We begin by simplifying \( f_{I}^L(r_0) \) as follows

$$\begin{aligned} \mathcal {F}_{I}^L&= f_{I}^L(r_0) \nonumber \\ &{\mathop {=}\limits ^{(a)}}\exp \left( -\frac{AB}{\sqrt{n_t}} \int _{r_0^2 + A}^{R_B^2 + A} \frac{1}{v} \, dv \right) \nonumber \\ &{\mathop {=}\limits ^{(b)}} \left( \frac{R_B^2 + A}{r_0^2 + A} \right) ^{-\frac{AB}{\sqrt{n_t}}}, \end{aligned}$$

(B10)

where (a) is obtained by substituting \(A = \hat{\mathcal {Y}} p_t M C\) and \(B = \pi \lambda _{BS}\), and (b) is obtained by using the substitution \(v = r_i^2 + A\) and \(dv = 2 r_i \, dr_i\).

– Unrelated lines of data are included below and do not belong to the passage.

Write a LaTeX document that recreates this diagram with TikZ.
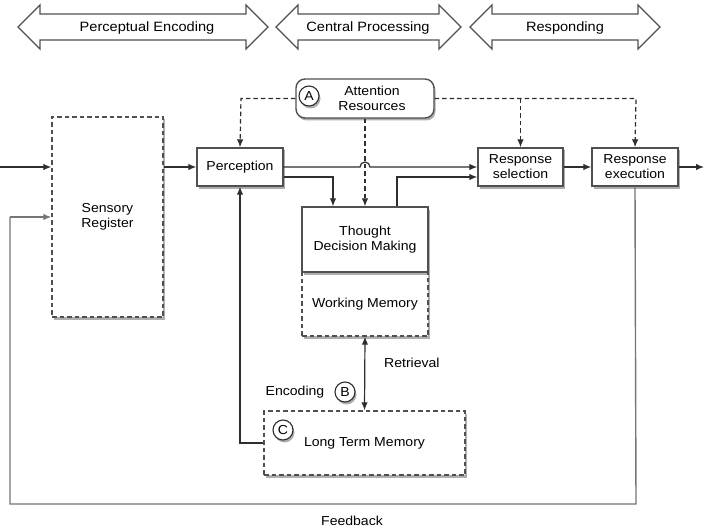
\documentclass[tikz,border=0pt]{standalone}
\usepackage{fontspec}
\setmainfont{Liberation Sans}[FakeStretch=1.08]
\usetikzlibrary{arrows.meta,shadows,calc}
\definecolor{linec}{HTML}{2E2E2E}
\definecolor{boxc}{HTML}{505050}
\definecolor{fbc}{HTML}{7A7472}
\begin{document}
\begin{tikzpicture}[x=1pt,y=-1pt,
  font=\fontsize{13}{15}\selectfont,
  shad/.style={drop shadow={shadow xshift=1.5pt,shadow yshift=-2.5pt,opacity=0.45,fill=black!70}},
  solidbox/.style={draw=boxc,line width=1.4pt,fill=white,shad,align=center,inner sep=0pt},
  dashbox/.style={draw=boxc,line width=1.4pt,fill=white,shad,align=center,inner sep=0pt,dash pattern=on 4.5pt off 3pt},
  arr/.style={draw=linec,line width=1.2pt,-{Latex[length=8pt,width=6.5pt]}},
  darr/.style={arr,dash pattern=on 4.5pt off 3pt},
  fb/.style={draw=fbc,line width=1.4pt},
  circ/.style={circle,draw=linec,line width=1.1pt,fill=white,minimum size=20pt,inner sep=0pt,shad},
  bigarrow/.style={draw=boxc,line width=1.3pt,fill=white},
  lbl/.style={align=center,inner sep=0pt},
  toplbl/.style={lbl,font=\fontsize{13.5}{15}\selectfont}
]
\useasboundingbox[fill=white] (0,0) rectangle (704,532);

% top phase arrows
\foreach \xa/\xb in {18/268, 276/461, 470/660}{
  \draw[bigarrow] (\xa,27) -- (\xa+22,5) -- (\xa+22,14) -- (\xb-22,14) -- (\xb-22,5) -- (\xb,27)
     -- (\xb-22,49) -- (\xb-22,40) -- (\xa+22,40) -- (\xa+22,49) -- cycle;
}
\node[toplbl] (pe) at (147,28) {Perceptual Encoding};
\node[toplbl] (cp) at (368,28) {Central Processing};
\node[toplbl] (rp) at (565,28) {Responding};

% boxes
\node[dashbox,minimum width=111pt,minimum height=200pt] (sens) at (107.5,217) {Sensory\\Register};
\node[solidbox,minimum width=86pt,minimum height=38pt] (perc) at (240,167) {Perception};
\node[solidbox,minimum width=85pt,minimum height=38pt] (rsel) at (520.5,167) {Response\\selection};
\node[solidbox,minimum width=86pt,minimum height=38pt] (rexe) at (635,167) {Response\\execution};
\node[solidbox,rounded corners=9pt,minimum width=138pt,minimum height=39pt] (att) at (365,98.5) {\hspace*{14pt}Attention\\\hspace*{14pt}Resources};
\node[circ] (ca) at (309,96) {A};

\node[dashbox,minimum width=126pt,minimum height=64pt] (wm) at (365,304) {Working Memory};
\node[solidbox,minimum width=126pt,minimum height=65pt,drop shadow={opacity=0}] (tdm) at (365,239.5) {Thought\\Decision Making};
\node[dashbox,minimum width=201pt,minimum height=64pt] (ltm) at (364.5,443) {Long Term Memory};
\node[circ] (cc) at (283,430) {C};

\node[lbl] (enc) at (295,392) {Encoding};
\node[circ] (cb) at (345,392) {B};
\node[lbl,anchor=west] (ret) at (384,363) {Retrieval};
\node[lbl] (fbl) at (352,521) {Feedback};

% coordinates
\coordinate (in) at (0,167);
\coordinate (out) at (704,167);
\coordinate (fbr) at (636,504);
\coordinate (fbl2) at (10,504);
\coordinate (fbu) at (10,217);
\coordinate (p2) at (333,177);
\coordinate (t2) at (397,177);
\coordinate (ltmj) at (240,443);
\coordinate (attl) at (241,98.5);
\coordinate (attr) at (636,98.5);
\coordinate (attm) at (520.5,98.5);

% solid connectors
\draw[arr] (in) -- (sens.west |- in);
\draw[arr] (sens.east |- perc.west) -- (perc.west);
\draw[arr] (perc.east) -- ([xshift=-5pt]att.south |- perc.east) arc[start angle=180,end angle=0,radius=5pt] -- (rsel.west);
\draw[arr] (perc.east |- p2) -- (p2) -- (p2 |- tdm.north);
\draw[arr] (t2 |- tdm.north) -- (t2) -- (rsel.west |- t2);
\draw[arr] (rsel.east) -- (rexe.west);
\draw[arr] (rexe.east) -- (out);
\draw[arr] (ltm.west |- ltmj) -- (ltmj) -- (perc.south);
\draw[draw=linec,line width=1.2pt,{Latex[length=8pt,width=6.5pt]}-{Latex[length=8pt,width=6.5pt]}] (wm.south) -- (ltm.north);

% feedback
\draw[fb] (rexe.south) -- (fbr) -- (fbl2) -- (fbu);
\draw[arr,draw=fbc,line width=1.4pt] (fbu) -- (sens.west |- fbu);

% dashed attention connectors
\draw[darr] (att.south) -- (tdm.north);
\draw[darr] (att.west) -- (attl) -- (perc.north);
\draw[darr] (att.east) -- (attr) -- (rexe.north);
\draw[darr] (attm) -- (rsel.north);
\end{tikzpicture}
\end{document}
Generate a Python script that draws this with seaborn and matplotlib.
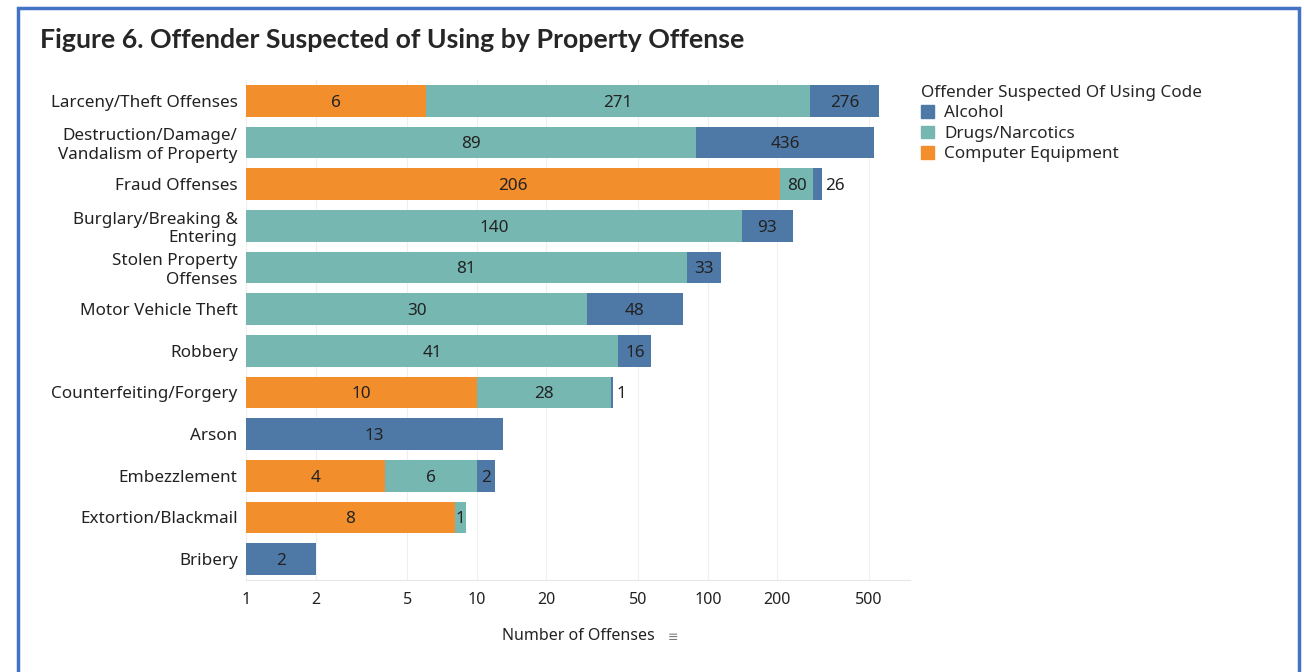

Now, let simplify \(f_{BS}^L(r_0)\) given in (A7) as follows

$$\begin{aligned} \mathcal {F}_{BS}^L&=f_{BS}^L(r_0)\nonumber \\&{\mathop {=}\limits ^{(a)}}\frac{2B r_0^3}{(1 - e^{-B R_B^2})(r_0^2 + A)} e^{-B r_0^2}. \end{aligned}$$

(B11)

where (a) is obtained by substituting \( A \), \(B \) and simplifying further. By substituting (B10) and (B11) into (B9) and simplifying it further by performing a change of variables \(t=B\left( r_0^{\ 2}+A\right) \), \(dt=2Br_0dr_0\), so we can rewrite (B9) as

$$\begin{aligned} \mathcal {Q} = \frac{(R_B^2 + A)^{-\frac{AB}{\sqrt{n_t}}} e^{AB}}{(1 - e^{-B R_B^2})} \left( B^{-\frac{AB}{\sqrt{n_t}}} I_1 - AB^{\frac{\sqrt{n_t} - AB}{\sqrt{n_t}}} I_2\right) , \nonumber \\ \end{aligned}$$

(B12)

where expression of \(I_1\) and \(I_2\) in (B12) can be derived, respectively, as

$$\begin{aligned} I_1= & \int _{t=AB}^{B(R_B^2+A)} t^{\frac{AB}{\sqrt{n_t}}} e^{-t} \, dt, \end{aligned}$$

(B13)

$$\begin{aligned} I_2= & \int _{t=AB}^{B\left( {R_B}^2+A\right) } t^{\left( \frac{AB}{\sqrt{n_t}}-1\right) } e^{-t} dt. \end{aligned}$$

(B14)

Recognizing that the integrals in (B13) and (B14) align with the definition of the incomplete gamma function, \(\int _{\mathcal {U}}^{\mathcal {V}}t^{s-1}e^{-t}dt=\left| \Gamma (s\,\mathcal {V})-\Gamma (s\,\mathcal {U})\right| \). The integrals in (B13) and (B14) can be, respectively, expressed as in (14) and (15) using the definition of the incomplete gamma function. By substituting (14) and (15) into (B12), and then into (B9), we can express the closed-form of ECP in (10) as in (13).